## Source data
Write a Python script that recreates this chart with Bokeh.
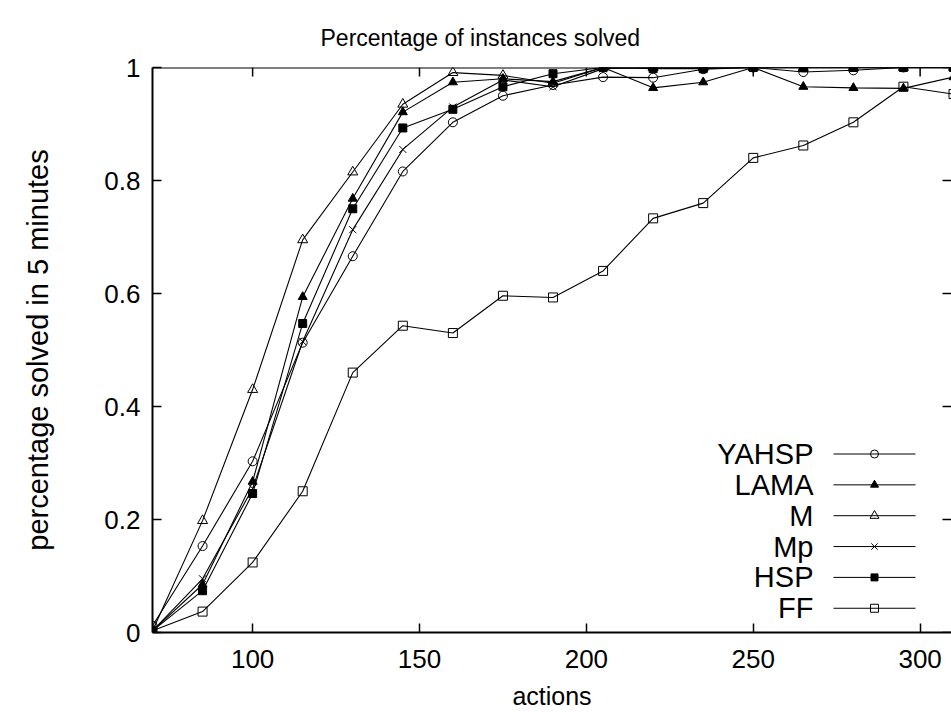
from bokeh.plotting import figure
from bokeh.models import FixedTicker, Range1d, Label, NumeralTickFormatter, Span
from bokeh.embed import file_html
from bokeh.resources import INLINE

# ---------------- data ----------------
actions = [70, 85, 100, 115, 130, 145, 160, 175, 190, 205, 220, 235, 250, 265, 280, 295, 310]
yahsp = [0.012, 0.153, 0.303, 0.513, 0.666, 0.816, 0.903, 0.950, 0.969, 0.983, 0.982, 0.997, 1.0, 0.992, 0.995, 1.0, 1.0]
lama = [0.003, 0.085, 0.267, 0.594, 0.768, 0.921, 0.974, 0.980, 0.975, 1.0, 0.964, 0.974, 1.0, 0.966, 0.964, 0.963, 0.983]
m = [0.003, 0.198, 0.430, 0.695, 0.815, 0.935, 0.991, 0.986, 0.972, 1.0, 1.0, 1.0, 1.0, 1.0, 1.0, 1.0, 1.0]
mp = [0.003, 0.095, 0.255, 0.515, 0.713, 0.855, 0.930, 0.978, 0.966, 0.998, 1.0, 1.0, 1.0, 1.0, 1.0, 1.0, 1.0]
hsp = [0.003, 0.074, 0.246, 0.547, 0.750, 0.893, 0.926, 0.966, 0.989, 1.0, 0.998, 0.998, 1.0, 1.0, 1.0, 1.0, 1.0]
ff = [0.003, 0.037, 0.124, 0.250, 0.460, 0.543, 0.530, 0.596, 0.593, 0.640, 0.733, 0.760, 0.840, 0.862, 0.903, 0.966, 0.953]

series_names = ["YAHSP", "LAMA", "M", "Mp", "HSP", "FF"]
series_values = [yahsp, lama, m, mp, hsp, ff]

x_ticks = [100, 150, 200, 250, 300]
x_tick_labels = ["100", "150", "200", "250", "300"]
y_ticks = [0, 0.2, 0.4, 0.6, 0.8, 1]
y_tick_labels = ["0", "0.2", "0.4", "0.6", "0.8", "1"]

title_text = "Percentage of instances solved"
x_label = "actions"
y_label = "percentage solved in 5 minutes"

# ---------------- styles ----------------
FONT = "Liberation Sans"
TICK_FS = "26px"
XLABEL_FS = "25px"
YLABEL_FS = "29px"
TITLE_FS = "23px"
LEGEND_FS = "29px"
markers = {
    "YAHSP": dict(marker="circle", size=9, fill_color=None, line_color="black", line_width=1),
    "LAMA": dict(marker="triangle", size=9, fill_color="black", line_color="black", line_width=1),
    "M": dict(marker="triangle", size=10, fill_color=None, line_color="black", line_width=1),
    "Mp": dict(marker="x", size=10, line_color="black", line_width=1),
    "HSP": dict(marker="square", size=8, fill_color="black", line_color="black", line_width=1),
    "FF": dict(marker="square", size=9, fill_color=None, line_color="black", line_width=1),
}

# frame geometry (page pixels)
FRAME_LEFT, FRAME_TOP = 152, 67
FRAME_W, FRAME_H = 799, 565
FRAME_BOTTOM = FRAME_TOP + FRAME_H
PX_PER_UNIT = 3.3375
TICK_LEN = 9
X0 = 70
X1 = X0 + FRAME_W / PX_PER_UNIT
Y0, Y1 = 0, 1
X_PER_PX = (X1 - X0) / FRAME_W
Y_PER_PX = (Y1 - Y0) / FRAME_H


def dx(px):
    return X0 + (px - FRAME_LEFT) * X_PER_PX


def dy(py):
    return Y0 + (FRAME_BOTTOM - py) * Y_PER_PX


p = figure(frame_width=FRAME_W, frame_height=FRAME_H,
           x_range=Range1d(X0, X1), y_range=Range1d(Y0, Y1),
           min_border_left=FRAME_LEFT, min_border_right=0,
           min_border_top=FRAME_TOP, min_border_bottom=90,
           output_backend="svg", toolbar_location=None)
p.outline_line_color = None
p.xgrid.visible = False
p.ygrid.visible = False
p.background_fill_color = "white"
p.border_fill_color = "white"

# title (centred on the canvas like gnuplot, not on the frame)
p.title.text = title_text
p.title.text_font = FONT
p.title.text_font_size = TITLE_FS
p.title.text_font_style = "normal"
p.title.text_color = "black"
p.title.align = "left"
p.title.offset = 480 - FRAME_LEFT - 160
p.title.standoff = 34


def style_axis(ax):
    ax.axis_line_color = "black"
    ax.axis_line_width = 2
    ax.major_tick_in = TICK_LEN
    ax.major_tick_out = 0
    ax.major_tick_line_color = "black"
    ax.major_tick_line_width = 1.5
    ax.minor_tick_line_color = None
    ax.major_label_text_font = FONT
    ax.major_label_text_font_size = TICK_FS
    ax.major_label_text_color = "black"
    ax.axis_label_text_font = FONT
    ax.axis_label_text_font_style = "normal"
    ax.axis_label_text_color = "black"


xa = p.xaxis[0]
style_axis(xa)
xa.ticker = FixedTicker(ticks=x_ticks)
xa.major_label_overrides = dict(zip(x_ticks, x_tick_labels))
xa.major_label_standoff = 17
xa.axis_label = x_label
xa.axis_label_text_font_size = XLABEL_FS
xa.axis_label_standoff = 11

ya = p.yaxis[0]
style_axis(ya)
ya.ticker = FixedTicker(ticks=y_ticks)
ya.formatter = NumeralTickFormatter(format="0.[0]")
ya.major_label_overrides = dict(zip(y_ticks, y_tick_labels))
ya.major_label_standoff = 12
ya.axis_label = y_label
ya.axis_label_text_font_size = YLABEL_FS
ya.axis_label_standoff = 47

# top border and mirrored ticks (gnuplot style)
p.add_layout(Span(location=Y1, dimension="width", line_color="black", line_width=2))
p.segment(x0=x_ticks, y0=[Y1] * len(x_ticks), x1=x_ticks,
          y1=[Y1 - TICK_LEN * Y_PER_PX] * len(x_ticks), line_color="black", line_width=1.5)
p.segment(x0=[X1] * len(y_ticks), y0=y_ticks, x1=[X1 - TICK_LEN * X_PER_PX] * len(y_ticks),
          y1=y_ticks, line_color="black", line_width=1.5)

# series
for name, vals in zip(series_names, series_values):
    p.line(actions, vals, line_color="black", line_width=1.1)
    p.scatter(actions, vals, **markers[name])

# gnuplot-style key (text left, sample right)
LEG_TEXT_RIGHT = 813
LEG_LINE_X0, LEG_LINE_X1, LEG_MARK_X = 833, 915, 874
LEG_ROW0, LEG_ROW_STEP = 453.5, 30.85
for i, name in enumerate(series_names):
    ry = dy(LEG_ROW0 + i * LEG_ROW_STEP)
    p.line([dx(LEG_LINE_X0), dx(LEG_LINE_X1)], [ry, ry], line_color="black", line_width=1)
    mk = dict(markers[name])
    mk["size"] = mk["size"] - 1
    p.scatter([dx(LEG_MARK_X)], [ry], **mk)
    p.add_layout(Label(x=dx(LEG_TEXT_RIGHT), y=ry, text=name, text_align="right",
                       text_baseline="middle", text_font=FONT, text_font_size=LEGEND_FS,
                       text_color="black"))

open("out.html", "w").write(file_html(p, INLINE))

## Goal
Please restate the material above line by line, exactly, beginning at its first line and ending with the line that contains "from bokeh.resources import INLINE", without any pictures.

## Exercise response
Write a Python script that recreates this chart with Bokeh.
from bokeh.plotting import figure
from bokeh.models import FixedTicker, Range1d, Label, NumeralTickFormatter, Span
from bokeh.embed import file_html
from bokeh.resources import INLINE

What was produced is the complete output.